What you see above was really just a distraction for myself. Now that school is out and summer is in, it takes a sharp mind not to go crazy with boredom working at the help desk. For eight hours a day I sit and look at a screen in front of me. Even now I almost wish for the phone on my desk to ring just so I could have something...anything...to occupy my time. I have become so bored - just in a single week - that I have actually started a list of words or phrases that people should use more often:

Sadly
Affront
Pomp
Frou-frou
Never you mind
Behest
Oh my goodness Justin Bieber grow a pair of testicles

Guess which one gave me the most pleasure to type? But I digress. One of the things I have been doing in earnest is research of a certain type. Some time ago I was listening to an album that features several songs on mental disturbances, such as PTSD, Schizophrenia, and Depression. While in the course of this, I began to get an idea for a story. It featured a boy who had personality disorder, and was capable of both shining good, and darkest evil. I sat down to write the beginning, and liked what was being put on the page. I was having trouble figuring out exactly what would happen, as well as how the boy would function, but I liked what was there.
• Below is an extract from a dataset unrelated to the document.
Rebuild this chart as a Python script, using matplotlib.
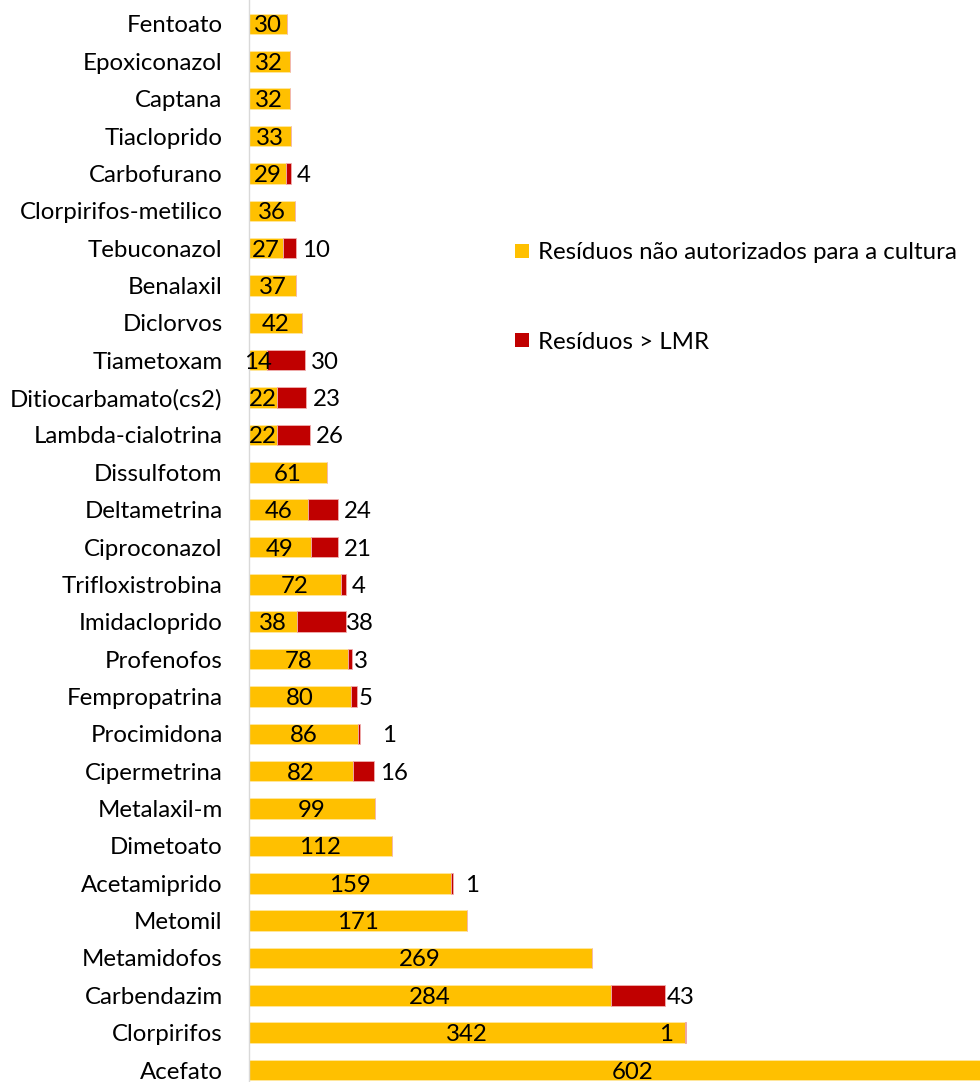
import matplotlib.pyplot as plt
from matplotlib.patches import Patch

plt.rcParams['font.family'] = ['Lato', 'DejaVu Sans']

YELLOW = "#FFC000"
RED = "#C00000"
INK = "#000000"
FS = 17.3

categories = [
    "Fentoato", "Epoxiconazol", "Captana", "Tiacloprido", "Carbofurano",
    "Clorpirifos-metilico", "Tebuconazol", "Benalaxil", "Diclorvos", "Tiametoxam",
    "Ditiocarbamato(cs2)", "Lambda-cialotrina", "Dissulfotom", "Deltametrina",
    "Ciproconazol", "Trifloxistrobina", "Imidacloprido", "Profenofos",
    "Fempropatrina", "Procimidona", "Cipermetrina", "Metalaxil-m", "Dimetoato",
    "Acetamiprido", "Metomil", "Metamidofos", "Carbendazim", "Clorpirifos", "Acefato",
]
nao_autorizados = [
    30, 32, 32, 33, 29, 36, 27, 37, 42, 14, 22, 22, 61, 46, 49, 72, 38, 78,
    80, 86, 82, 99, 112, 159, 171, 269, 284, 342, 602,
]
acima_lmr = [
    0, 0, 0, 0, 4, 0, 10, 0, 0, 30, 23, 26, 0, 24, 21, 4, 38, 3,
    5, 1, 16, 0, 0, 1, 0, 0, 43, 1, 0,
]

# extra horizontal gap (points) for the LMR labels that sit off the default spot
label_gap = {"Imidacloprido": 0.5, "Profenofos": 1, "Fempropatrina": 1,
             "Carbendazim": 1, "Procimidona": 16, "Acetamiprido": 9}

fig = plt.figure(figsize=(9.8, 10.82), dpi=100)
ax = fig.add_axes([0.254, 0.0, 0.746, 1.0])

y = list(range(len(categories)))
ax.barh(y, nao_autorizados, height=0.55, color=YELLOW, edgecolor="#FFE8A0",
        linewidth=0.6, label="Resíduos não autorizados para a cultura")
ax.barh(y, acima_lmr, left=nao_autorizados, height=0.55, color=RED,
        edgecolor="#F0B0B0", linewidth=0.6, label="Resíduos > LMR")

for i, (name, a, b) in enumerate(zip(categories, nao_autorizados, acima_lmr)):
    ax.text(a / 2, i, str(a), ha="center", va="center_baseline", fontsize=FS, color=INK)
    if b:
        end = a + b
        if name == "Clorpirifos":
            ax.annotate(str(b), (end, i), xytext=(-9, 0), textcoords="offset points",
                        ha="right", va="center_baseline", fontsize=FS, color=INK)
        else:
            gap = label_gap.get(name, 4.5)
            ax.annotate(str(b), (end, i), xytext=(gap, 0), textcoords="offset points",
                        ha="left", va="center_baseline", fontsize=FS, color=INK)

ax.set_xlim(0, 574)
ax.set_ylim(28.32, -0.642)
ax.set_yticks(y)
ax.set_yticklabels(categories, fontsize=FS, va="center_baseline")
ax.tick_params(axis="y", length=0, pad=19)
ax.set_xticks([])
for side in ("top", "right", "bottom"):
    ax.spines[side].set_visible(False)
ax.spines["left"].set_color("#D9D9D9")
ax.spines["left"].set_linewidth(1.0)

handles = [Patch(facecolor=YELLOW, label="Resíduos não autorizados para a cultura"),
           Patch(facecolor=RED, label="Resíduos > LMR")]
fig.legend(handles=handles, loc="upper left", bbox_to_anchor=(0.516, 0.785),
           frameon=False, fontsize=FS, handlelength=0.55, handleheight=0.55,
           handletextpad=0.4, labelspacing=2.85, borderaxespad=0)

fig.savefig("out.png", dpi=100, facecolor="white")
While doing something completely unrelated, I was reading a story and was guided via hyperlink to Ted Bundy's Wikipedia page. I had never heard the name before, and decided that it was important enough in the context of the story for a look

It held me captured for over an hour. It wasn't that it was it was interesting, more so morbidly fascinating. It was a mild wake-up call that not only do people and actions of this kind truly exist, but more common in our age and more common in the U.S. than ever before. It was also a surprise to me the specific difference between serial killers, of which Ted Bundy is maybe the most infamous, and mass murderers.
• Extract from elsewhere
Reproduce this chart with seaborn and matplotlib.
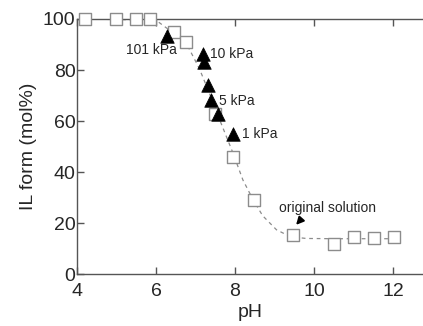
import matplotlib
matplotlib.use("Agg")
import pandas as pd
import seaborn as sns
import matplotlib.pyplot as plt

# squares: IL form vs pH
sq_ph = [4.2, 5.0, 5.5, 5.85, 6.46, 6.75, 7.49, 7.96, 8.49, 9.47, 10.51, 11.01, 11.52, 12.03]
sq_il = [100, 100, 100, 100, 94.8, 90.9, 62.9, 46.0, 29.3, 15.6, 12.1, 14.7, 14.3, 14.7]

# triangles: CO2 pressure runs
tri_ph = [6.27, 7.2, 7.22, 7.31, 7.39, 7.58, 7.94]
tri_il = [93.5, 86.3, 83.3, 74.2, 68.4, 62.9, 55.1]

# dashed guide curve
fit_ph = [4.0, 6.0, 6.35, 6.8, 7.1, 7.35, 7.6, 7.95, 8.2, 8.45, 8.7, 9.05, 9.4, 9.8, 10.5, 12.0]
fit_il = [100, 99.5, 95.5, 89.5, 80.5, 71.0, 61.0, 47.5, 37.0, 29.5, 23.0, 17.5, 14.8, 14.1, 14.0, 14.0]

sns.set_style("ticks")
plt.rcParams['font.family'] = ['Liberation Sans', 'DejaVu Sans']

fig = plt.figure(figsize=(4.23, 3.26), dpi=100)
ax = fig.add_axes([0.182, 0.158, 0.818, 0.784])

sns.lineplot(x=fit_ph, y=fit_il, ax=ax, color='#8c8c8c', linestyle=(0, (3, 3)),
             linewidth=0.9, sort=False, zorder=1)
sns.scatterplot(x=sq_ph, y=sq_il, ax=ax, marker='s', s=80, facecolor='white',
                edgecolor='#8c8c8c', linewidth=1.0, zorder=3, clip_on=False)
sns.scatterplot(x=tri_ph, y=tri_il, ax=ax, marker='^', s=95, color='black',
                edgecolor='black', linewidth=0.5, zorder=4)

fs = 10
ax.text(5.25, 87.8, "101 kPa", fontsize=fs, va='center', ha='left')
ax.text(7.37, 86.3, "10 kPa", fontsize=fs, va='center', ha='left')
ax.text(7.6, 68.0, "5 kPa", fontsize=fs, va='center', ha='left')
ax.text(8.19, 55.0, "1 kPa", fontsize=fs, va='center', ha='left')
ax.text(10.33, 26.2, "original solution", fontsize=fs, va='center', ha='center')
ax.annotate("", xy=(9.5, 18.6), xytext=(9.72, 22.4),
            arrowprops=dict(arrowstyle='-|>', color='black', lw=1.4, mutation_scale=11))

ax.set_xlim(4, 12.76)
ax.set_ylim(0, 100)
ax.set_xticks([4, 6, 8, 10, 12])
ax.set_yticks([0, 20, 40, 60, 80, 100])
ax.set_xlabel("pH", fontsize=14, labelpad=3)
ax.set_ylabel("IL form (mol%)", fontsize=14, labelpad=4)

for side in ['left', 'bottom', 'top']:
    ax.spines[side].set_color('#555555')
    ax.spines[side].set_linewidth(1.0)
ax.spines['right'].set_visible(False)
ax.tick_params(direction='in', length=5, width=1, color='#555555', labelsize=14,
               top=True, right=False)
ax.tick_params(axis='x', pad=6)
ax.tick_params(axis='y', pad=1)

fig.savefig("out.png", dpi=100)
Serial killers usually have a specific target. Woman with hair this long or boys this old. Their actions are also usually sexually driven, and they have mental inhibitions that cause them to act on this. One of the most common traits was that their childhood was mangled and twisted (exception). It was these facts and others that turned my story about a terrible boy into a book-length story about a terrible person. I was struck by different ideas even as I read Bundy's page, and wanted to incorporate them into the story. However, I decided against much of what I had developed because of the parallels between my ideas and true-life events, which might have caused families distress with just the wrong type of luck

Mass murderers, on the other hand, usually have an agenda or reason, no matter how evil that agenda is. The most famous mass murderer is Hitler, carried out by the Nazis and dubbed the horrifying Holocaust. There is also Mao Zedong and Stalin. It is defined as a systematic killing of many people over a short amount of time. In a way this could be carpet bombing, spree killers, and even the ultimate bombing of Japan by the U.S. in WWII.

After taking in the information about serial killers, I decided that I was lucky enough to be able to use what I already written as the start of my project. The most important part, I believe, will be the beginning. The reason for this is that as previously mentioned the childhood of these twisted minds are the critical time for development. There are also specific, linked details such as serial killers have a hard time holding down jobs or relationships, they are either above average intelligence or very below average, and, I noticed, tend to do anything they can to avoid death.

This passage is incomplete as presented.